Moffa ruba la scena a Bocchino Si allarga la fronda astensionista

RomaFini sulle montagne russe. La giornata, per il presidente della Camera, si apre all’insegna della massima incertezza. La sua sparata davanti alle telecamere di Lucia Annunziata non è piaciuta affatto all’anima moderata del suo gruppo. I più scettici sono Silvano Moffa e Maria Grazia Siliquini. La quale, papale papale, rende noto il suo mal di pancia: «La penso come Moffa - spiega - e non parteciperò alla riunione di stasera dei parlamentari del Fli». Ma tra i dubbiosi ci sono anche Catia Polidori, Giuseppe Consolo e il senatore Francesco Pontone. Lui, Pontone, è riluttante a votare la sfiducia al governo Berlusconi e lo dice chiaro: «Sono indeciso: il cuore mi dice una cosa, Fini. La ragione un’altra, Berlusconi. Devo parlare solo con la mia coscienza». Anche lui diserta il vertice Fli di ieri sera.
Ma è la posizione dei suoi uomini alla Camera, dove l’esito è sul filo del rasoio, a preoccupare Fini. Alla faccia del «non siamo appassionati di ornitologia» gridato dal palco di Mirabello, il presidente della Camera si ritrova alle prese con una voliera che rischia di far precipitare il suo Fli e spaccarlo in mille pezzi. L’imbarazzo è grave. Lui, Fini, falco tra i falchi, teme di aver portato la sua truppa a un passo dall’ammutinamento. Ma tornare indietro è complicatissimo, se non impossibile. Musi lunghi e tensione alle stelle tra i finiani che mai come in questo frangente temono di perdere altri pezzi di peso. Per tutta la mattina lo studio di Moffa, al quarto piano di Montecitorio, è un via vai di finiani corrucciati. Passano Ronchi, Polidori, Patarino, Menia, Consolo, Siliquini, Urso. All’ora di pranzo Ronchi e Urso portano Moffa da Fini per un faccia a faccia che però non è risolutivo. I trattativisti non si arrendono e vogliono arrivare fino in fondo. Vogliono provarle tutte perché sparare addosso al governo proprio non ce la fanno. «La giornata è lunga e la notte porta consiglio», resta abbottonato Urso uscendo dall’ufficio di Fini. Di fatto, per ritrovare la compatezza tra i suoi, il leader del Fli chiede a Bocchino di defilarsi, di fare un passo indietro. A cercare di convincere Moffa & C. a desistere dallo strappo vengono messi in campo Menia e Ruben. Sono loro i pontieri, i registi del «restiamo uniti per carità».

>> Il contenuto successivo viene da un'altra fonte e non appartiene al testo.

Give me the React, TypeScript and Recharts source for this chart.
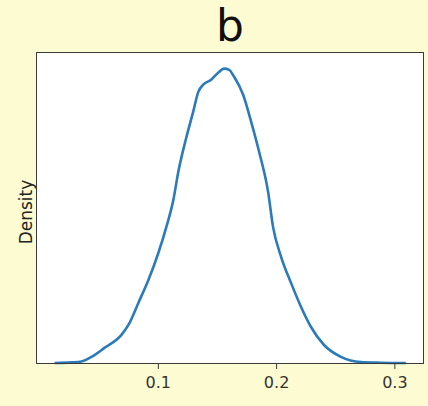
// 核密度曲线 "b"
import { LineChart, Line, XAxis, YAxis, CartesianGrid } from "recharts";

const xs = [
  0.0122, 0.0266, 0.035, 0.0435, 0.0544, 0.0688, 0.0747, 0.0831, 0.0916, 0.1,
  0.1068, 0.1127, 0.1169, 0.1236, 0.1295, 0.1338, 0.138, 0.1447, 0.1506, 0.1557,
  0.1599, 0.1641, 0.1717, 0.1785, 0.1852, 0.1928, 0.197, 0.2038, 0.2122, 0.2207,
  0.2291, 0.2401, 0.2544, 0.2713, 0.2882, 0.3093,
];
const density = [
  0.0, 0.02, 0.05, 0.21, 0.52, 0.97, 1.31, 2.07, 2.86, 3.79,
  4.69, 5.62, 6.59, 7.76, 8.66, 9.34, 9.59, 9.76, 10.0, 10.14,
  10.1, 9.86, 9.24, 8.31, 7.28, 5.9, 4.69, 3.66, 2.76, 1.93,
  1.24, 0.62, 0.21, 0.03, 0.01, 0.0,
];
const xTicks = [0.1, 0.2, 0.3];
const title = "b";
const yLabel = "Density";

const data = xs.map((x, i) => ({ x, y: density[i] }));

const frame = "#3a3a3a";

export default function App() {
  return (
    <div style={{ position: "absolute", left: 0, top: 0, width: 428, height: 406, background: "#fdfbd2", fontFamily: "'DejaVu Sans', sans-serif" }}>
      <div style={{ position: "absolute", left: 37, width: 386, top: 0, textAlign: "center", fontSize: 44, lineHeight: "52px", color: "#111" }}>
        {title}
      </div>
      <LineChart width={428} height={406} data={data} margin={{ top: 53, right: 5, bottom: 0, left: 0 }}>
        <CartesianGrid horizontal={false} vertical={false} fill="#ffffff" />
        <XAxis
          dataKey="x"
          type="number"
          domain={[-0.0026, 0.3238]}
          ticks={xTicks}
          allowDataOverflow
          height={43}
          tickSize={6}
          tickMargin={8}
          axisLine={false}
          stroke={frame}
          tick={{ fill: "#333", fontSize: 16 }}
        />
        <YAxis type="number" domain={[0, 10.68]} ticks={[]} width={37} axisLine={false} />
        <Line type="monotone" dataKey="y" stroke="#2b7bba" strokeWidth={2.6} dot={false} isAnimationActive={false} />
      </LineChart>
      <div style={{ position: "absolute", left: 36, top: 52, width: 388, height: 312, boxSizing: "border-box", border: `1.5px solid ${frame}`, pointerEvents: "none" }} />
      <div style={{ position: "absolute", left: 26, top: 212, transform: "translate(-50%, -50%) rotate(-90deg)", whiteSpace: "nowrap", fontSize: 17, color: "#222" }}>
        {yLabel}
      </div>
    </div>
  );
}
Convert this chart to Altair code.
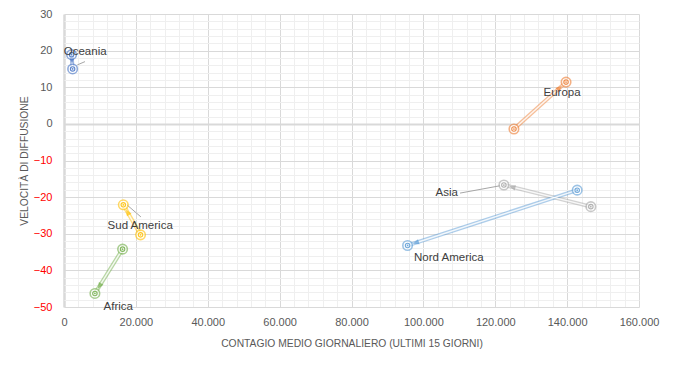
import math
import altair as alt
import pandas as pd

# ---- data ----
regions = ["Oceania", "Europa", "Asia", "Nord America", "Sud America", "Africa"]
colors = ["#4472C4", "#ED7D31", "#A5A5A5", "#5B9BD5", "#FFC000", "#70AD47"]
x_prev = [2100, 125200, 146600, 142800, 21300, 16300]
y_prev = [18.9, -1.4, -22.6, -18.1, -30.3, -34.2]
x_curr = [2400, 139700, 122400, 95600, 16500, 8600]
y_curr = [15.0, 11.4, -16.7, -33.2, -22.1, -46.3]
label_x = [5900, 138600, 106500, 107100, 21200, 15100]
label_y = [19.75, 8.4, -18.9, -36.6, -27.8, -49.9]

# leader lines (label -> point), data units
leader_region = ["Oceania", "Asia", "Sud America"]
leader_x1 = [3700, 110200, 21400]
leader_y1 = [16.1, -18.9, -25.4]
leader_x2 = [5840, 121300, 17500]
leader_y2 = [17.0, -16.9, -22.1]

x_ticks = list(range(0, 160001, 4000))
y_ticks = list(range(-50, 31, 2))

W, H = 575, 293
XMIN, XMAX = 0, 160000
YMIN, YMAX = -50, 30
PX_X = W / (XMAX - XMIN)
PX_Y = H / (YMAX - YMIN)
FONT = "Liberation Sans"

# ---- derived tables ----
arrows = pd.DataFrame(dict(region=regions, x_prev=x_prev, y_prev=y_prev,
                           x_curr=x_curr, y_curr=y_curr))
ah_x, ah_y, ang = [], [], []
for xp, yp, xc, yc in zip(x_prev, y_prev, x_curr, y_curr):
    dxp = (xc - xp) * PX_X
    dyp = (yc - yp) * PX_Y
    L = math.hypot(dxp, dyp)
    ux, uy = dxp / L, dyp / L
    back = 9.0
    ah_x.append(xc - ux * back / PX_X)
    ah_y.append(yc - uy * back / PX_Y)
    ang.append(math.degrees(math.atan2(dxp, dyp)) % 360)
arrows["ah_x"] = ah_x
arrows["ah_y"] = ah_y
arrows["angle"] = ang

points = pd.DataFrame(dict(
    region=regions + regions,
    x=x_prev + x_curr,
    y=y_prev + y_curr,
))
labels = pd.DataFrame(dict(region=regions, lx=label_x, ly=label_y))
leaders = pd.DataFrame(dict(region=leader_region, x1=leader_x1, y1=leader_y1,
                            x2=leader_x2, y2=leader_y2))

xscale = alt.Scale(domain=[XMIN, XMAX], nice=False, zero=False)
yscale = alt.Scale(domain=[YMIN, YMAX], nice=False, zero=False)

xaxis = alt.Axis(
    values=x_ticks,
    labelExpr="datum.value % 20000 === 0 ? replace(format(datum.value, ','), ',', '.') : ''",
    labelOverlap=False, labelFlush=False, ticks=False, domain=False,
    labelFont=FONT, labelFontSize=11, labelColor="#595959", labelPadding=9,
    grid=True,
    gridColor={"condition": {"test": "datum.value % 20000 === 0", "value": "#d9d9d9"}, "value": "#efefef"},
    gridWidth={"condition": {"test": "datum.value === 0", "value": 2.5}, "value": 1},
    title="CONTAGIO MEDIO GIORNALIERO (ULTIMI 15 GIORNI)",
    titleFont=FONT, titleFontSize=10.3, titleFontWeight="normal", titleColor="#595959",
    titleX=W / 2, titleY=36, titleBaseline="middle", titleAlign="center",
)
yaxis = alt.Axis(
    values=y_ticks,
    labelExpr="datum.value % 10 === 0 ? format(datum.value, 'd') : ''",
    labelOverlap=False, labelFlush=False, ticks=False, domain=False,
    labelFont=FONT, labelFontSize=11, labelPadding=12,
    labelColor={"condition": {"test": "datum.value < 0", "value": "#FF0000"}, "value": "#595959"},
    grid=True,
    gridColor={"condition": {"test": "datum.value % 10 === 0", "value": "#d9d9d9"}, "value": "#efefef"},
    gridWidth={"condition": {"test": "datum.value === 0", "value": 2}, "value": 1},
    title="VELOCITÀ DI DIFFUSIONE",
    titleFont=FONT, titleFontSize=10.3, titleFontWeight="normal", titleColor="#595959",
    titleX=-39.5, titleY=H / 2, titleBaseline="middle", titleAlign="center", titleAngle=270,
)

cscale = alt.Scale(domain=regions, range=colors)
col = alt.Color("region:N", scale=cscale, legend=None)
stk = alt.Stroke("region:N", scale=cscale, legend=None)

base_arrow = alt.Chart(arrows)
arrow_outer = base_arrow.mark_rule(strokeWidth=4, opacity=0.5).encode(
    x=alt.X("x_prev:Q", scale=xscale, axis=xaxis),
    y=alt.Y("y_prev:Q", scale=yscale, axis=yaxis),
    x2="x_curr:Q", y2="y_curr:Q", color=col)
arrow_inner = base_arrow.mark_rule(strokeWidth=1.4, color="white", opacity=0.85).encode(
    x=alt.X("x_prev:Q", scale=xscale, axis=xaxis),
    y=alt.Y("y_prev:Q", scale=yscale, axis=yaxis),
    x2="x_curr:Q", y2="y_curr:Q")
arrow_head = base_arrow.mark_point(
    shape="M0,-1L0.75,0.8L-0.75,0.8Z", filled=True, size=49, opacity=0.7, strokeWidth=0
).encode(
    x=alt.X("ah_x:Q", scale=xscale, axis=xaxis),
    y=alt.Y("ah_y:Q", scale=yscale, axis=yaxis),
    angle=alt.Angle("angle:Q", scale=None), color=col)

leader = alt.Chart(leaders).mark_rule(color="#a6a6a6", strokeWidth=1).encode(
    x=alt.X("x1:Q", scale=xscale, axis=xaxis),
    y=alt.Y("y1:Q", scale=yscale, axis=yaxis),
    x2="x2:Q", y2="y2:Q")

pbase = alt.Chart(points)
px = alt.X("x:Q", scale=xscale, axis=xaxis)
py = alt.Y("y:Q", scale=yscale, axis=yaxis)
ring_outer = pbase.mark_point(shape="circle", size=90, filled=True, fill="white",
                              strokeWidth=1.6, strokeOpacity=0.85).encode(x=px, y=py, stroke=stk)
ring_inner = pbase.mark_point(shape="circle", size=20, filled=False,
                              strokeWidth=1.1, opacity=0.85).encode(x=px, y=py, stroke=stk)
dot = pbase.mark_point(shape="circle", size=3, filled=True, opacity=0.85).encode(x=px, y=py, color=col)

text = alt.Chart(labels).mark_text(font=FONT, fontSize=11.5, color="#404040").encode(
    x=alt.X("lx:Q", scale=xscale, axis=xaxis),
    y=alt.Y("ly:Q", scale=yscale, axis=yaxis),
    text="region:N")

chart = alt.layer(
    arrow_outer, arrow_inner, arrow_head, leader, ring_outer, ring_inner, dot, text
).properties(
    width=W, height=H,
    autosize=alt.AutoSizeParams(type="none"),
    padding={"left": 56, "top": 6, "right": 27, "bottom": 51},
    background="white",
).configure_view(stroke=None)

chart.save("out.html", embed_options={"renderer": "svg", "actions": False})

È solo nel tardo pomeriggio che arriva l’escamotage tutto interno per evitare - o forse rimandare - la spaccatura. Dopo estenuanti trattative si stila un documento: si potrebbe proporre l’astensione dei futuristi al Senato, un nuovo patto di legislatura, e le dimissioni del premier con l’assicurazione di un «sì» al reincarico, evitando così la conta. In realtà credono in pochi che il Cavaliere possa accettare ma tant’è. Moffa, Urso e Letta ne parlano anche con lo stesso Berlusconi che però non cede. È Bossi a sintetizzare: «Ormai è troppo tardi». Il documento in realtà serve ai finiani: è la colla per tenere insieme tutti. Moffa e gli scettici hanno così l’alibi per dire: le abbiamo provate tutte. Basta per mettere il cuore in pace a chi proprio non se la sente di vestire i panni del killer dell’esecutivo Berlusconi? Mica tanto. Uscito dall’Aula dopo il discorso del premier Moffa resta scettico: «No, non ho ancora deciso sul da farsi». C’è chi mormora che agli indecisi il premier abbia offerto di persona ruoli di ministro e sottosegretario. Ma è Moffa l’ago della bilancia di questa estenuante partita a scacchi. In serata i futuristi, tuttavia, tirano un sospiro di sollievo: «Abbiamo rischiato grosso - ammette un fillino - ma adesso ci siamo ricompattati.
Ma i giochi non sono fatti. Moffa non scioglie la riserva fino alla fine: «La notte è lunga per trovare una via di uscita. La strada è stretta ma la capacità dei leader in questi momenti sta proprio nel trovare un accordo». E ancora: «Non si può scherzare col fuoco». Così, a proposito di fuoco, Fini dà il via all’ultima riunione incandescente nella sede di Farefuturo, prima del redde rationem. Tutti compatti? No. Perché fa rumore la doppia assenza alla riunione finiana di Pontone e Siliquini.

Quest’ultima orientata - si mormora - addirittura a votare la fiducia e ad altri quattro più propensi all’astensione. Sebbene Fini faccia trapelare compattezza: «La linea è una sola ed è quella del documento. Più di così non potevamo fare».